My husband had an emotional affair, and when I found out he said he wanted a Divorce. He said it had been on his mind for awhile. I admit I took him for granted. Now he wants to do MC. Which he wasn't open to when I first mentioned it to him. He acted very cold to me. 

This week he has been sleeping at his friends at night, and would come home during the day to help with the routine with our 4 yo. daughter. Taking her to preschool putting her to bed. From 9am to about 9:30pm since he had a 4 day Holiday weekend.

Thanksgiving he made dinner for us. The day after he puts up the tree and we decorated it. Took photos like we usually do. He has really warmed up to me, touching me again. We have talked about serious things and been silly and laughed. Still a little awkward with the touching. Since he told me on D day that he doesn't love me and feels no connection physically. He askes me over and over if I'm ok and if I need anything. 

I'm still protecting myself since the trust has been broken. He says he can see a future with us but he wants to get everything out on the table at MC. 

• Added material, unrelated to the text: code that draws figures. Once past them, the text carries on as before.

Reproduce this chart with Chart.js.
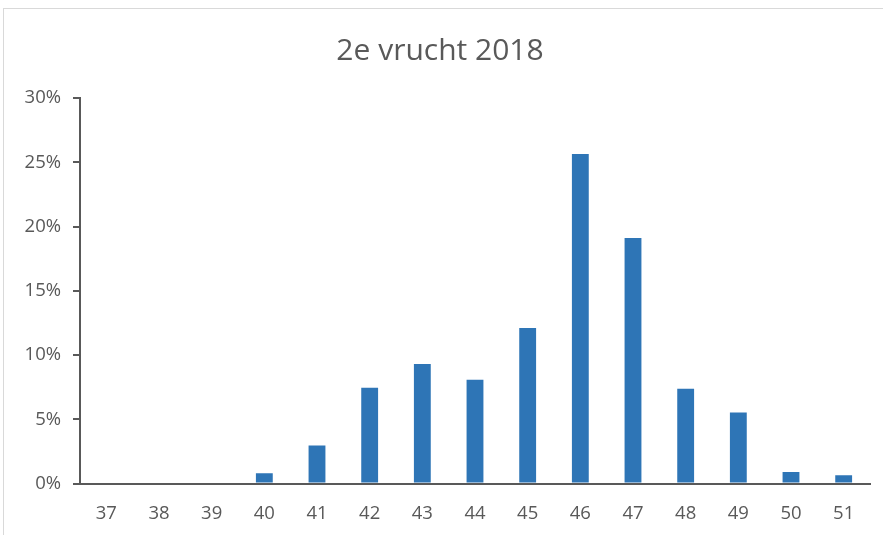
<!DOCTYPE html>
<html lang="en">
<head>
    <meta charset="UTF-8">
    <title>2e vrucht 2018</title>
    <script src="https://cdn.jsdelivr.net/npm/chart.js"></script>
    <style>
        * { margin: 0; padding: 0; box-sizing: border-box; }
        body { background: #ffffff; width: 883px; height: 535px; overflow: hidden; }
        .frame {
            position: absolute;
            left: 3px;
            top: 8px;
            width: 890px;
            height: 540px;
            border: 1px solid #d9d9d9;
        }
        .chart-box {
            position: absolute;
            left: 0;
            top: 0;
            width: 883px;
            height: 535px;
        }
    </style>
</head>
<body>
    <div class="frame"></div>
    <div class="chart-box">
        <canvas id="fruitChart"></canvas>
    </div>

    <script>
        const categories = ['37', '38', '39', '40', '41', '42', '43', '44', '45', '46', '47', '48', '49', '50', '51'];
        const shares = [0, 0, 0, 0.8, 2.95, 7.45, 9.3, 8.07, 12.1, 25.65, 19.1, 7.37, 5.52, 0.9, 0.64];
        const yTicks = [0, 5, 10, 15, 20, 25, 30];

        const textColor = '#595959';
        const fontFamily = "'Open Sans', 'Noto Sans', sans-serif";

        const ctx = document.getElementById('fruitChart').getContext('2d');
        new Chart(ctx, {
            type: 'bar',
            data: {
                labels: categories,
                datasets: [{
                    label: '2e vrucht 2018',
                    data: shares,
                    backgroundColor: '#2e75b6',
                    borderWidth: 0,
                    categoryPercentage: 1,
                    barPercentage: 0.32
                }]
            },
            options: {
                responsive: true,
                maintainAspectRatio: false,
                animation: false,
                layout: { padding: { left: 10, right: 13, top: 12, bottom: 0 } },
                plugins: {
                    legend: { display: false },
                    tooltip: { enabled: false },
                    title: {
                        display: true,
                        text: '2e vrucht 2018',
                        color: textColor,
                        font: { family: fontFamily, size: 30, weight: 'normal' },
                        padding: { top: 21, bottom: 29 }
                    }
                },
                scales: {
                    x: {
                        afterFit: axis => { axis.height = 51.5; },
                        grid: { display: true, drawOnChartArea: false, drawTicks: false },
                        border: { color: textColor, width: 2 },
                        ticks: {
                            color: textColor,
                            font: { family: fontFamily, size: 18.5 },
                            padding: 19,
                            maxRotation: 0
                        }
                    },
                    y: {
                        min: 0,
                        max: 30,
                        afterBuildTicks: axis => { axis.ticks = yTicks.map(v => ({ value: v })); },
                        afterFit: axis => { axis.width = 70; },
                        grid: { drawOnChartArea: false, drawTicks: true, tickLength: 7, color: textColor, lineWidth: 2 },
                        border: { color: textColor, width: 2 },
                        ticks: {
                            color: textColor,
                            font: { family: fontFamily, size: 18.5 },
                            padding: 12,
                            callback: v => v + '%'
                        }
                    }
                }
            }
        });
    </script>
</body>
</html>
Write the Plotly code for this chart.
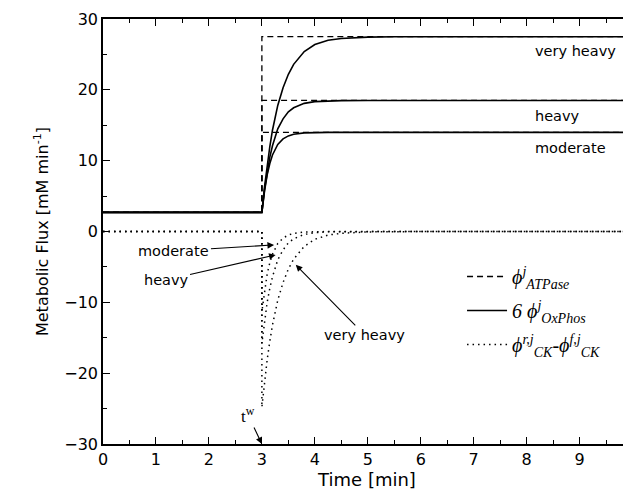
import plotly.graph_objects as go

# ---------------- data ----------------
t_rest = [0.0, 3.0]
rest_level = [2.7, 2.7]

t_rise = [3.0, 3.05, 3.1, 3.15, 3.2, 3.3, 3.4, 3.5, 3.6, 3.8, 4.0, 4.25, 4.5, 5.0, 5.5, 6.0, 10.0]

atpase_moderate = 14.0
atpase_heavy = 18.5
atpase_very_heavy = 27.5

oxphos_moderate = [2.7, 5.7, 8.0, 9.6, 10.8, 12.3, 13.07, 13.5, 13.73, 13.92, 13.98, 14.0, 14.0, 14.0, 14.0, 14.0, 14.0]
oxphos_heavy = [2.7, 5.9, 8.5, 10.5, 12.1, 14.5, 15.9, 16.9, 17.47, 18.09, 18.33, 18.45, 18.48, 18.5, 18.5, 18.5, 18.5]
oxphos_very_heavy = [2.7, 6.3, 9.4, 12.0, 14.3, 17.8, 20.3, 22.2, 23.6, 25.4, 26.4, 27.0, 27.25, 27.44, 27.49, 27.5, 27.5]

ck_moderate = [-11.3, -8.3, -6.0, -4.4, -3.2, -1.7, -0.93, -0.5, -0.27, -0.08, -0.02, 0.0, 0.0, 0.0, 0.0, 0.0, 0.0]
ck_heavy = [-15.8, -12.6, -10.0, -8.0, -6.4, -4.0, -2.6, -1.6, -1.03, -0.41, -0.17, -0.05, -0.02, 0.0, 0.0, 0.0, 0.0]
ck_very_heavy = [-24.8, -21.2, -18.1, -15.5, -13.2, -9.7, -7.2, -5.3, -3.9, -2.1, -1.1, -0.5, -0.25, -0.06, -0.01, 0.0, 0.0]

x_ticks = [0, 1, 2, 3, 4, 5, 6, 7, 8, 9]
y_ticks = [-30, -20, -10, 0, 10, 20, 30]

# ---------------- figure ----------------
fig = go.Figure()
BLACK = "black"
SANS = "DejaVu Sans, Arial, sans-serif"
SERIF = "Liberation Serif, Times New Roman, serif"

# ATPase (dashed steps)
for i, lvl in enumerate([atpase_very_heavy, atpase_heavy, atpase_moderate]):
    fig.add_trace(go.Scatter(
        x=t_rest + [t_rise[0], t_rise[-1]],
        y=rest_level + [lvl, lvl],
        mode="lines", line=dict(color=BLACK, width=1.3, dash="6px,4px"),
        name="<i>ϕ</i><sup><i>j</i></sup><sub><i>ATPase</i></sub>",
        legendgroup="atp", showlegend=(i == 0)))

# 6 OxPhos (solid)
for i, ys in enumerate([oxphos_very_heavy, oxphos_heavy, oxphos_moderate]):
    fig.add_trace(go.Scatter(
        x=t_rest + t_rise, y=rest_level + ys,
        mode="lines", line=dict(color=BLACK, width=1.6),
        name="<i>6 ϕ</i><sup><i>j</i></sup><sub><i>OxPhos</i></sub>",
        legendgroup="ox", showlegend=(i == 0)))

# CK (dotted)
for i, ys in enumerate([ck_very_heavy, ck_heavy, ck_moderate]):
    fig.add_trace(go.Scatter(
        x=[0.0, 3.0] + t_rise, y=[0.0, 0.0] + ys,
        mode="lines", line=dict(color=BLACK, width=1.5, dash="1.5px,4px"),
        name="<i>ϕ</i><sup><i>r,j</i></sup><sub><i>CK</i></sub><i>-ϕ</i><sup><i>f,j</i></sup><sub><i>CK</i></sub>",
        legendgroup="ck", showlegend=(i == 0)))

# level labels
lab_font = dict(family=SANS, size=14.5, color=BLACK)
for txt, yv in [("very heavy", 25.5), ("heavy", 16.3), ("moderate", 11.8)]:
    fig.add_annotation(x=8.11, y=yv, text=txt, showarrow=False, xanchor="left",
                       font=lab_font)

# arrow labels
arrows = [
    ("moderate", 3.23, -1.9, 1.34, -2.75),
    ("heavy", 3.26, -3.3, 1.19, -6.85),
    ("very heavy", 3.64, -4.7, 4.94, -14.6),
    ("t<sup>w</sup>", 3.0, -30.0, 2.74, -25.9),
]
for txt, x, y, ax, ay in arrows:
    fnt = lab_font if not txt.startswith("t") else dict(family=SERIF, size=17, color=BLACK)
    fig.add_annotation(x=x, y=y, ax=ax, ay=ay, axref="x", ayref="y", text=txt,
                       showarrow=True, arrowhead=2, arrowsize=1.2, arrowwidth=1.1,
                       arrowcolor=BLACK, font=fnt)

axis_common = dict(
    showline=True, linecolor=BLACK, linewidth=1.5, mirror="ticks",
    ticks="inside", ticklen=7, tickwidth=1.2, tickcolor=BLACK,
    showgrid=False, zeroline=False, automargin=False,
    tickfont=dict(family=SANS, size=16, color=BLACK),
)
fig.update_xaxes(range=[0, 9.97], tickvals=x_ticks,
                 minor=dict(dtick=0.5, ticks="inside", ticklen=4, tickcolor=BLACK, tickwidth=1.1),
                 title=dict(text="Time [min]", font=dict(family=SANS, size=18, color=BLACK), standoff=4),
                 **axis_common)
fig.update_yaxes(range=[-30, 30], tickvals=y_ticks,
                 minor=dict(dtick=5, ticks="inside", ticklen=4, tickcolor=BLACK, tickwidth=1.1),
                 title=dict(text="Metabolic Flux [mM min<sup>-1</sup>]", font=dict(family=SANS, size=16, color=BLACK), standoff=12),
                 **axis_common)

fig.update_layout(
    width=631, height=493,
    margin=dict(l=95, r=8, t=11, b=57),
    plot_bgcolor="white", paper_bgcolor="white",
    legend=dict(x=0.68, y=0.44, xanchor="left", yanchor="top",
                bgcolor="rgba(0,0,0,0)", borderwidth=0,
                font=dict(family=SERIF, size=20, color=BLACK),
                tracegroupgap=5, itemwidth=40),
)

fig.write_html("out.html")
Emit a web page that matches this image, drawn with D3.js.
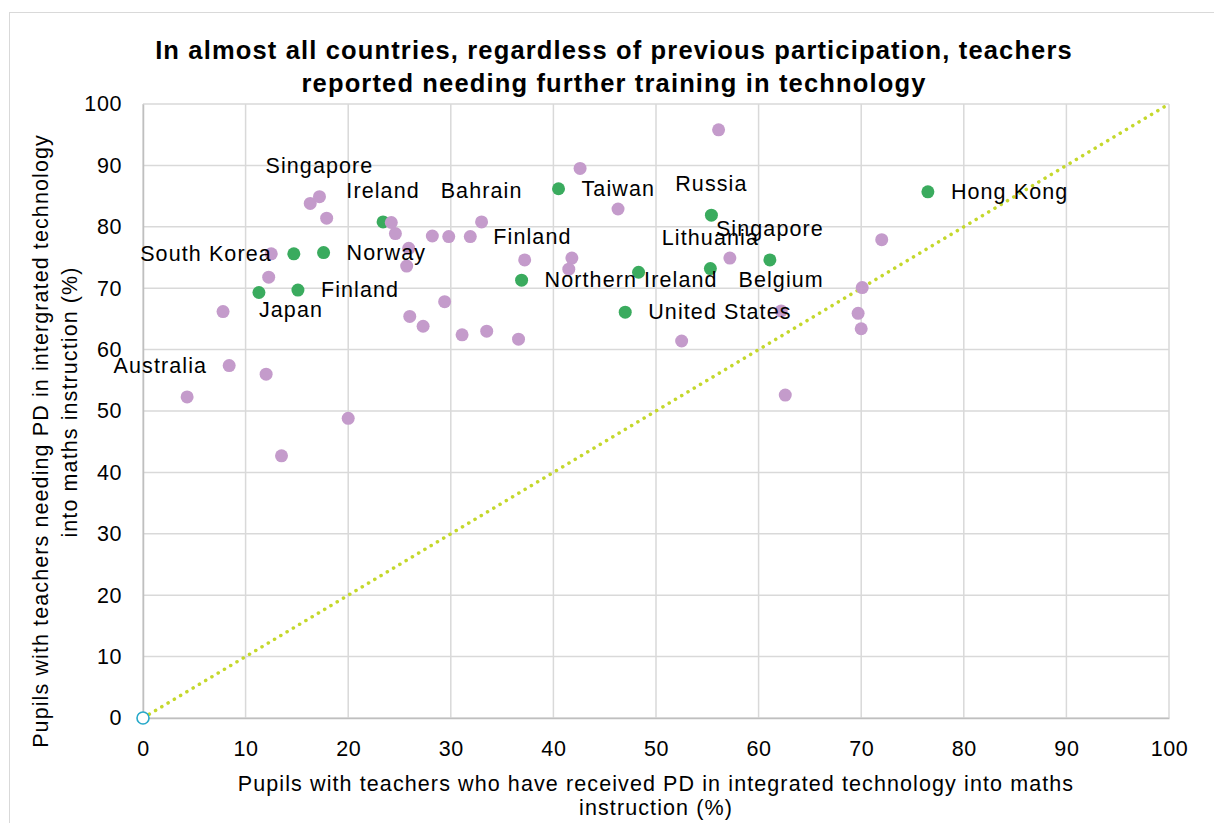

Where do I go from here? How should I act? He wants to come back to our bed. I'm ok with it, but like I said the trust is still broken.


----------



## blueskies30 (Jan 27, 2010)

I don't know if I have any answers for you, but to share my situation with you. 

I'm going through a divorce and have been seperated from my husband since the end of August. Since early October we have been communicating...it has gotten better and better. We both are feeling great about communication. I am ready for the touching part again, but my husband isn't although he says he is in love wiht me and has made plans for us...big plans like living in a 5th wheel together. 

I'm ready for him to possibly spend the night at home here and there until he decides to toally move back in. 

I'm trying to be patient and wait, but waiting is hard. I want our marriage to be better than it was before. It was horrible to the point of no communication at all. 

He says he does not trust himself or others about the acting like a married couple again nad staying the night. He had anger issues, so I think hes not trusting himself there. My parents hate him nad tried to get him arrassted and end our reconsilation, so thats where he does not trust others. I don't talk to my parents much at all as I'm very uncomfortable around them now.

My advice for you through what I have learned about my situation is that you both need to take a long hard look at why your marriage failed. Both me and my husband have figured out why our marriage failed and there are plenty of reasons it failed, but there are plenty of reasons to work it out. We have 3 children with autism and they all need both thier parents in thier lives nad they need thier parents to be happy


----------